Orleans singles chronology
| "If" (1974) | "Let There Be Music" (1975) | "Dance with Me" (1975) |

= Let There Be Music (song) =

1975 single by Orleans

"Let There Be Music" is a song written by Larry Hoppen and Johanna Hall that was first released by Orleans on their 1974 album Orleans II and again as the title track to their 1975 album Let There Be Music. It was the lead single from Let There Be Music, peaking at No. 55 on the Billboard Hot 100.

==Music and lyrics==
Roanoke Times critic Rome Scott described "Let There Be Music" as a boogie. Cash Box said that "a great power chorded intro leads into a crisp rocking number which is reminiscent of the sound of the Doobie Brothers, The Who, and about a half dozen others" and that the "anthem-like qualities of this rocker and fine instrumental interplay add up to a hit." Press and Sun Bulletin critic Chris Carson also suggested a similarity to the Doobie Brothers.
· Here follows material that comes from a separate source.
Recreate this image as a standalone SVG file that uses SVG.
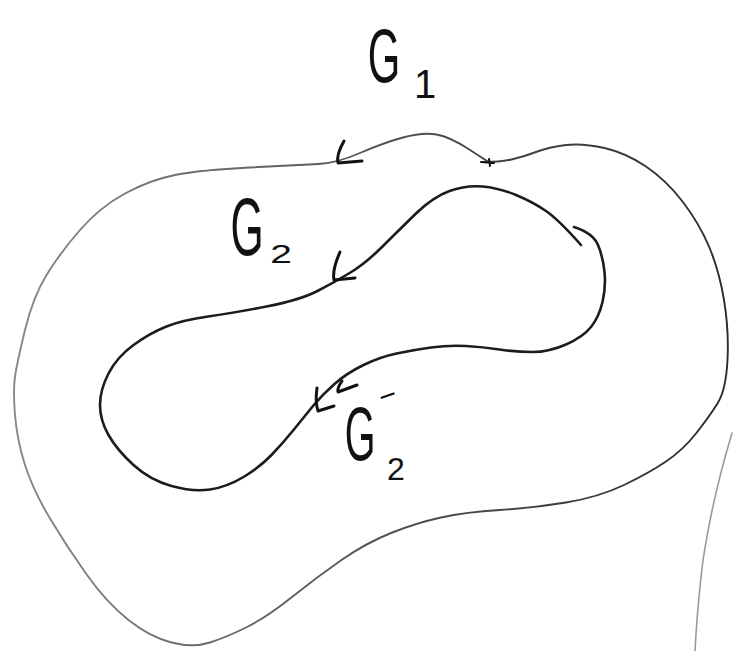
<svg xmlns="http://www.w3.org/2000/svg" width="733" height="651" viewBox="0 0 733 651">
<defs>
<linearGradient id="outerGrad" gradientUnits="userSpaceOnUse" x1="0" y1="0" x2="733" y2="0">
<stop offset="0" stop-color="#8a8a8a"/>
<stop offset="0.5" stop-color="#555"/>
<stop offset="1" stop-color="#2a2a2a"/>
</linearGradient>
</defs>
<style>
.outer{fill:none;stroke:url(#outerGrad);stroke-width:1.9;stroke-linecap:round;stroke-linejoin:round}
.inner{fill:none;stroke:#1c1c1c;stroke-width:2.6;stroke-linecap:round;stroke-linejoin:round}
.arrow{fill:none;stroke:#111;stroke-width:3;stroke-linecap:round;stroke-linejoin:round}
.edge{fill:none;stroke:#9a9a9a;stroke-width:1.6;stroke-linecap:round}
.lbl{font-family:"Liberation Sans","DejaVu Sans",sans-serif;fill:#111}
</style>
<rect width="733" height="651" fill="#ffffff"/>

<g id="curve-G1">
<path class="outer" d="M 483,162 Q 500,162 511.5,159.5 Q 523,157 536,152 Q 549,147 566,145 Q 583,143 604.5,148 Q 626,153 646,166.5 Q 666,180 682.5,201.5 Q 699,223 709,246.5 Q 719,270 724,300 Q 729,330 727.5,360 Q 726,390 717.5,403.5 Q 709,417 696,433.5 Q 683,450 666,461.5 Q 649,473 624,485 Q 599,497 566,502.5 Q 533,508 499.5,510 Q 466,512 441,517.5 Q 416,523 391,533 Q 366,543 341.5,560 Q 317,577 292,597 Q 267,617 247,627 Q 227,637 210,642.5 Q 193,648 171.5,642.5 Q 150,637 128.5,620 Q 107,603 87,575 Q 67,547 50,518.5 Q 33,490 25,465 Q 17,440 15,415 Q 13,390 15,376.5 Q 17,363 25,330 Q 33,297 46.5,275 Q 60,253 80,230 Q 100,207 125,193.5 Q 150,180 175,175 Q 200,170 250,167.5 Q 300,165 318.5,164 Q 337,163 360,153 Q 383,143 403,137.5 Q 423,132 436.5,134.5 Q 450,137 468.5,149 L 487,161"/>
<path class="arrow" style="stroke-width:2" d="M 481,162 L 494,163 M 489,159 L 490,166"/>
<path class="arrow" d="M 344,141 Q 336,155 338,163 L 362,161"/>
</g>

<g id="curve-G2">
<path class="inner" d="M 581,245 Q 559,220 546,211 Q 533,202 516,195 Q 499,188 482.5,186.5 Q 466,185 449.5,191 Q 433,197 416,213.5 Q 399,230 382.5,246.5 Q 366,263 350.5,272.5 Q 335,282 317.5,291 Q 300,300 266.5,306.5 Q 233,313 208,316.5 Q 183,320 166.5,326.5 Q 150,333 133.5,345 Q 117,357 108.5,373.5 Q 100,390 100,405 Q 100,420 108.5,435 Q 117,450 133.5,465 Q 150,480 171.5,486 Q 193,492 210,489.5 Q 227,487 243.5,477 Q 260,467 271.5,455 Q 283,443 293.5,430 Q 304,417 313,406 Q 322,395 334.5,384 Q 347,373 363.5,365 Q 380,357 396.5,353.5 Q 413,350 431,347.5 Q 449,345 466,346 Q 483,347 499.5,349.5 Q 516,352 532.5,352 Q 549,352 566,344.5 Q 583,337 591,327 Q 599,317 602.5,302 Q 606,287 604.5,272 Q 603,257 598,245 Q 593,233 574,227"/>
<path class="arrow" d="M 340,252 Q 332,270 334,280 L 355,278"/>
<path class="arrow" d="M 317,388 Q 315,402 318,411 L 334,406"/>
<path class="arrow" d="M 342,381 Q 337,388 338,392 L 357,385"/>
</g>

<g id="edge">
<path class="edge" d="M 732,433 Q 712,500 703,560 Q 697,610 695,651"/>
</g>

<g id="labels">
<text class="lbl" transform="translate(384,82) scale(0.55,1)" text-anchor="middle" font-size="76">G</text>
<text class="lbl" x="425" y="98" text-anchor="middle" font-size="40">1</text>
<text class="lbl" transform="translate(247,255) scale(0.52,1)" text-anchor="middle" font-size="82">G</text>
<text class="lbl" transform="translate(281,263) scale(1.5,1)" text-anchor="middle" font-size="26">2</text>
<text class="lbl" transform="translate(360,460) scale(0.52,1)" text-anchor="middle" font-size="76">G</text>
<text class="lbl" x="396" y="480" text-anchor="middle" font-size="32">2</text>
<text class="lbl" transform="translate(391,405) rotate(-20)" text-anchor="middle" font-size="30">−</text>
</g>
</svg>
Green Bay Press-Gazette critic Pat Moran said that the song "is patterned almost exactly after the [Doobie] Brothers' first hit "Listen to the Music" but it rocks a bit more than Toulouse Street. Record World said of the track that the "band comes up with the California brand of country rock boogie a la Eagles." Joy McLain of The Wichita Beacon said that the song has "the steady rock beat for a radio song." AllMusic critic David Cleary described it as a power pop song and as "an agreeably forceful and hook-filled electric guitar-based selection featuring an especially ardent vocal." Fellow AllMusic critic Alex Henderson described it as "anthemic".
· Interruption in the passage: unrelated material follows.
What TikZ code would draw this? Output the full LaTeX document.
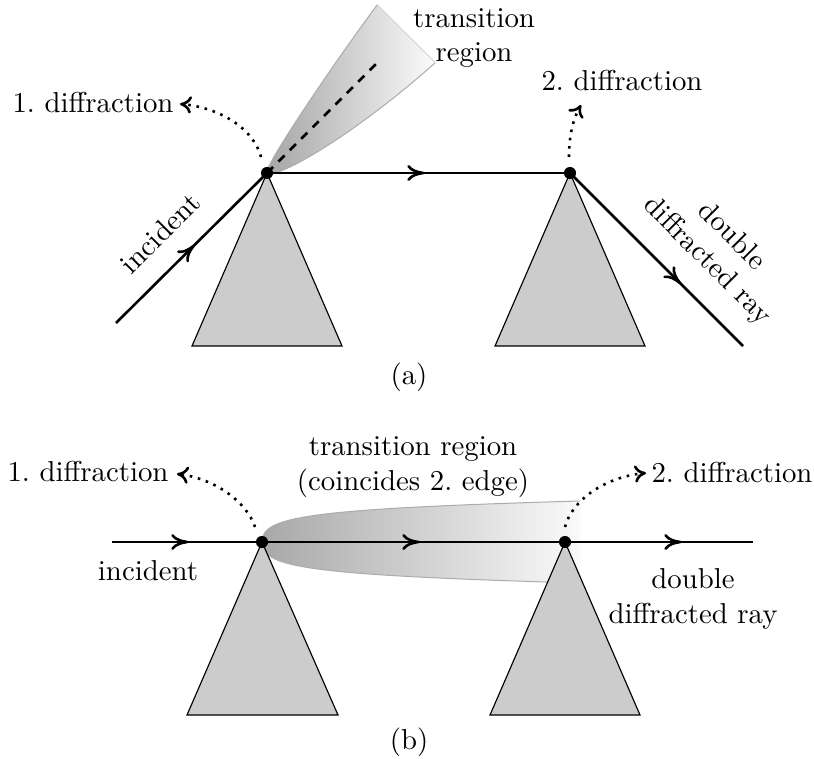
\documentclass[tikz,border=0pt]{standalone}
\usetikzlibrary{arrows.meta,decorations.markings}
\begin{document}
\begin{tikzpicture}[x={(0.3472pt,0)}, y={(0,-0.3472pt)},
  ray/.style={line width=0.9pt},
  midarrow/.style={postaction={decorate},decoration={markings,mark=at position #1 with {\arrow{To[length=6pt,width=5.5pt]}}}},
  rim/.style={draw=gray!65, line width=0.35pt},
  block/.style={draw=black, line width=0.4pt, fill=black!20},
  dotnode/.style={circle, fill=black, inner sep=0pt, minimum size=4.2pt},
  hint/.style={line width=0.9pt, dotted, -{To[length=4pt,width=6pt]}},
  lbl/.style={inner sep=0pt, align=center}]
\useasboundingbox (0,0) rectangle (814,758);

% ---------------- (a) ----------------
\coordinate (E1a) at (267,173);
\coordinate (E2a) at (570,173);
\shade[left color=gray!72, right color=gray!3]
  (E1a) .. controls (262.8,168.8) and (325.0,75.4) .. (377.3,4.7)
  -- (435.3,62.7) .. controls (347.6,140.5) and (274.1,180.1) .. (E1a) -- cycle;
\draw[rim] (E1a) .. controls (262.8,168.8) and (325.0,75.4) .. (377.3,4.7);
\draw[rim] (E1a) .. controls (274.1,180.1) and (347.6,140.5) .. (435.3,62.7);
\draw[draw=gray!30, line width=0.35pt] (377.3,4.7) -- (435.3,62.7);
\coordinate (DAend) at (381,59);
\draw[line width=0.9pt, dash pattern=on 3pt off 2.6pt] (E1a) -- (DAend);

\draw[block] (E1a) -- (192,346) -- (342,346) -- cycle;
\draw[block] (E2a) -- (495,346) -- (645,346) -- cycle;

\coordinate (INa) at (116,323);
\coordinate (OUTa) at (743,346);
\node[dotnode] (D1a) at (E1a) {};
\node[dotnode] (D2a) at (E2a) {};
\draw[ray, midarrow=0.52] (INa) -- (D1a.center);
\draw[ray, midarrow=0.52] (D1a.center) -- (D2a.center);
\draw[ray, midarrow=0.64] (D2a.center) -- (OUTa);

\node[lbl] (d1a) at (93,103) {1.\ diffraction};
\node[lbl] (tra) at (474,38) {transition\\region};
\node[lbl] (d2a) at (622,81) {2.\ diffraction};
\node[lbl, rotate=45] (inca) at (160,233) {incident};
\node[lbl, rotate=-45] (dda) at (719,249) {double\\diffracted ray};
\node[lbl] (capa) at (409,377) {(a)};

\coordinate (h1a) at (261,157);
\coordinate (t1a) at (180,104);
\draw[hint] (h1a) .. controls (252,125) and (215,107) .. (t1a);
\coordinate (h2a) at (569,157);
\coordinate (t2a) at (581,105);
\draw[hint] (h2a) .. controls (569,136) and (573,119) .. (t2a);

% ---------------- (b) ----------------
\coordinate (E1b) at (262,542);
\coordinate (E2b) at (565,542);
\shade[left color=gray!68, right color=gray!4]
  (E1b) .. controls (262,517) and (302,509) .. (580,501)
  -- (580,583) .. controls (302,575) and (262,567) .. (E1b) -- cycle;
\draw[rim] (E1b) .. controls (262,517) and (302,509) .. (580,501);
\draw[rim] (E1b) .. controls (262,567) and (302,575) .. (580,583);

\draw[block] (E1b) -- (187,715) -- (338,715) -- cycle;
\draw[block] (E2b) -- (490,715) -- (640,715) -- cycle;

\coordinate (INb) at (112,542);
\coordinate (OUTb) at (753,542);
\node[dotnode] (D1b) at (E1b) {};
\node[dotnode] (D2b) at (E2b) {};
\draw[ray, midarrow=0.51] (INb) -- (D1b.center);
\draw[ray, midarrow=0.52] (D1b.center) -- (D2b.center);
\draw[ray, midarrow=0.62] (D2b.center) -- (OUTb);

\node[lbl] (d1b) at (88,472) {1.\ diffraction};
\node[lbl] (trb) at (413,467) {transition region\\(coincides 2.\ edge)};
\node[lbl] (d2b) at (732,473) {2.\ diffraction};
\node[lbl] (incb) at (148,571) {incident};
\node[lbl] (ddb) at (693,599) {double\\diffracted ray};
\node[lbl] (capb) at (409,742) {(b)};

\coordinate (h1b) at (255,527);
\coordinate (t1b) at (177,474);
\draw[hint] (h1b) .. controls (246,500) and (212,478) .. (t1b);
\coordinate (h2b) at (565,527);
\coordinate (t2b) at (646,473);
\draw[hint] (h2b) .. controls (572,500) and (605,477) .. (t2b);
\end{tikzpicture}
\end{document}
Carl Quicquaro of the Valley Advocate Amherst suggested that the lyrics "Let there be music/let it shine like the sun" and "Everybody's got to have some fun" "speak for themselves" to provide an uplifting conclusion to side 1 of the album.
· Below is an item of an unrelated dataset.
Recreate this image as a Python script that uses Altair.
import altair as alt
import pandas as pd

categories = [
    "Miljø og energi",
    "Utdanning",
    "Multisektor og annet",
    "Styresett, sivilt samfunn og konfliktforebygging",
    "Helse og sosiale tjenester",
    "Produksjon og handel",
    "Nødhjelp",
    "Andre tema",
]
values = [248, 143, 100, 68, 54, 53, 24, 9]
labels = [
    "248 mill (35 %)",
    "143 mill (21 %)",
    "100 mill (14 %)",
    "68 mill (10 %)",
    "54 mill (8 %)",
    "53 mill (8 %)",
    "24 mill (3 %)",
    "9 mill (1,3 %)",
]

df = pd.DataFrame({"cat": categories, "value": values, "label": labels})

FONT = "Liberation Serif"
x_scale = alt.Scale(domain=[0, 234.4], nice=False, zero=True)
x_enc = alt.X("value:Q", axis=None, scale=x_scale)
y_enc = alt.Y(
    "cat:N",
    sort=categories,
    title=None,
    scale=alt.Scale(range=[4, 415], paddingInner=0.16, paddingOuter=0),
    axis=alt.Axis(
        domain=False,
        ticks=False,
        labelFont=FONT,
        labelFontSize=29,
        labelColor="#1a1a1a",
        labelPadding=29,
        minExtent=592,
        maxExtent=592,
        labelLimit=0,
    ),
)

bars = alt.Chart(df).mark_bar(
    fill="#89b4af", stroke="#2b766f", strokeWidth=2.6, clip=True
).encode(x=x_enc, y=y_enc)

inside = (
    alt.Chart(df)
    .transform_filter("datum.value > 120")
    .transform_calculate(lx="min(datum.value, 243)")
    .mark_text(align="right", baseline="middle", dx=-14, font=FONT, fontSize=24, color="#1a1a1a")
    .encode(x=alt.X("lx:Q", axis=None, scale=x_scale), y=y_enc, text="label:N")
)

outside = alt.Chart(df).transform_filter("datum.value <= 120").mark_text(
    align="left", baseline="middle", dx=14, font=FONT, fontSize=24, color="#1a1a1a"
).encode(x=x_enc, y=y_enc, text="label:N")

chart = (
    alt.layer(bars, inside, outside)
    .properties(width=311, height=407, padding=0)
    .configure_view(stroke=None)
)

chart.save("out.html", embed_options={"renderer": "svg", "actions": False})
The single version differs from the album version in that the album version ends with a longer instrumental section.

==Reception==
Henderson considered "Let There Be Music" to be one of the best songs on Orleans II and one of the songs that indicated that ABC Records made a mistake by dropping the band after that album was released. Tampa Tribune critic Michael Kilgore described the song as a hit. McLain also regarded the single as a hit, but preferred the longer album version. Orlando Sentinel critic H. Nathan called it a "great tune", describing it as a "get-off-your-feet, unabashed rocker". Billboard chose it as a "Top Single Pick". Classic Rock History critic Millie Zeller rated it as Orleans 3rd best song, calling it a "soft rock delight" and stating that "The guitar riffs of this song were simply amazing. If you want that great tune perfect as you're on the road, 'Let There Be Music' is it."

== Chart performance ==
In the United States, the single peaked at No. 55 on the Billboard Hot 100, No. 53 on the Cash Box Top 100 Singles chart and No. 49 on the Record World singles chart. It peaked at No. 96 in Canada.